Mayor of Saipan, Northern Mariana Islands
- In office January 11, 2010 – June 2, 2014
- Preceded by: Juan B. Tudela
- Succeeded by: Marian Tudela

Personal details
- Born: Donald Glen Pangelinan Flores October 22, 1948 Guam
- Died: June 2, 2014 (aged 65) Garapan, Saipan
- Political party: Republican (-2014) Independent (2014)
- Spouse: Cecilia Flores

= Donald Flores =

Northern Mariana Islands politician

Donald Glen Pangelinan Flores (October 22, 1948 – June 2, 2014) was a Northern Mariana Islander politician. Flores served as the mayor of Saipan, the capital and largest municipality of the Northern Mariana Islands, from January 2010 till his death on June 2, 2014. He succeeded retiring Saipan Mayor Juan B. Tudela.

Flores, a Republican, was elected mayor in the 2009 general election held on November 7, 2009. He defeated Covenant Party candidate, Marian Tudela, and Angelo Villagomez. He was sworn into office on January 11, 2010, by Judge Robert C. Naraja at the Office of the Mayor in San Jose, Saipan.
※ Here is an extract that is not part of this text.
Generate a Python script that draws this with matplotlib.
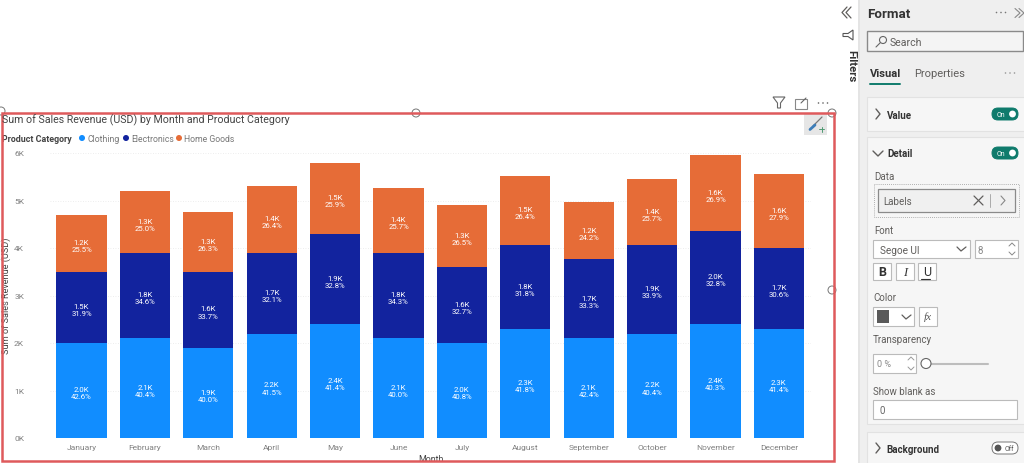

Upon the news of his death, Northern Islands Municipal Council chair Ramon B. Camacho, was selected as acting mayor. On June 8, 2014, Marian Tudela, Flores's former opponent from the 2009 general election, was sworn in by Governor Eloy Inos as Flores's successor as Mayor of Saipan for the remainder of Flores's term, which expires in January 2015.